Don’t worry about people stealing an idea. If it’s original, you will have to ram it down their throats.
As quoted, without citation, in Robert Slater, Portraits in Silicon (1987), 88. In reply to a student expressing concern that his own ideas might be stolen before he had published his own thesis.
— Howard Hathaway Aiken
So you have an app idea and you are ready to build it. Hold up, that’s not the next step.
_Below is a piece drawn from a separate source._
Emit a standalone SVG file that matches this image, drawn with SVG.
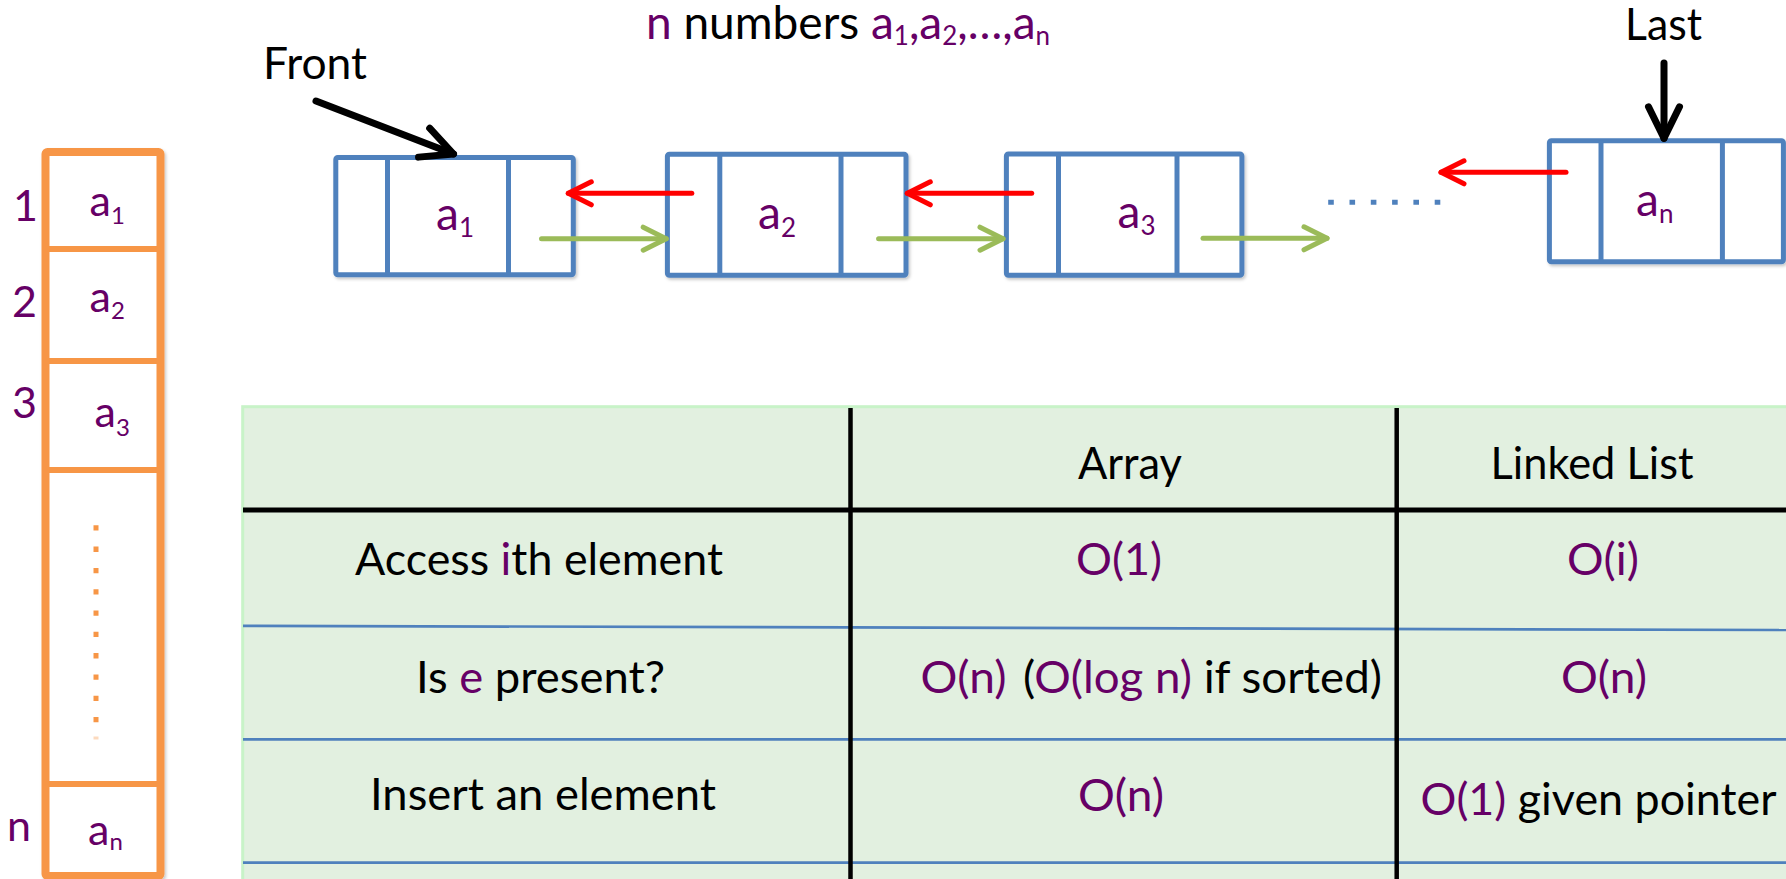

First, do a wireframe mockup of your idea. Find someone in a marketplace (upwork.com or something like it) to make a useable wireframe. Schedule some meetings with your potential customers but don’t use family and friends, put the time into finding your customers. Have those customers click through your wireframe. Get their feedback. Ask them questions as they do it. Write down their answers. Decide whether you are solving one of their problems or if they are in awe of your intelligence because you are building an app. Decide what you want to spend to build a working prototype for iOS. Regardless of what you hear, hold off on Android until you know if the idea is worth the trouble. If you decide to build it. Great! Execution matters here. If your budget is $800 (no idea what your budget is) make sure that you write all of the requirements for how the app should function: Click this, make this happen and drive engagement (notifications, badges, etc), Analytics to know what’s happening (crashes, installs, engagement to your app store landing page) 500,000 people visit your app page and 3 installs? You should know that. Lastly, ad-supported apps with less than 100,000 installs aren’t making a lot of money so think about how you monetize it.
Then be prepared to spend a crazy amount of time understanding how to make money that isn’t a passive income of $50 a month. I have two apps in my niche and the damn things have done very well. Interested parties contact us regularly which is great for those off-app revenue opportunities. I got lucky but it was because I worked on a fairly successful web app in my niche for 5 years before we released our first app.
I sound like an asshole but I don’t mean to, it’s hard, and I learn something new every day, but it’s fun and I make a little money. Leave a comment if I can help you in any way.
2022 Update: Everything I said above is still accurate but I thought I would add the following. IAP or In App Purchases is a viable way to list your app in the stores for free and charge for more/exclusive paid content. This is a decision I am now trying to address in order to prevent a paid app from securing a user. There’s also the thought that recurring monthly revenue is better than a one-time purchase.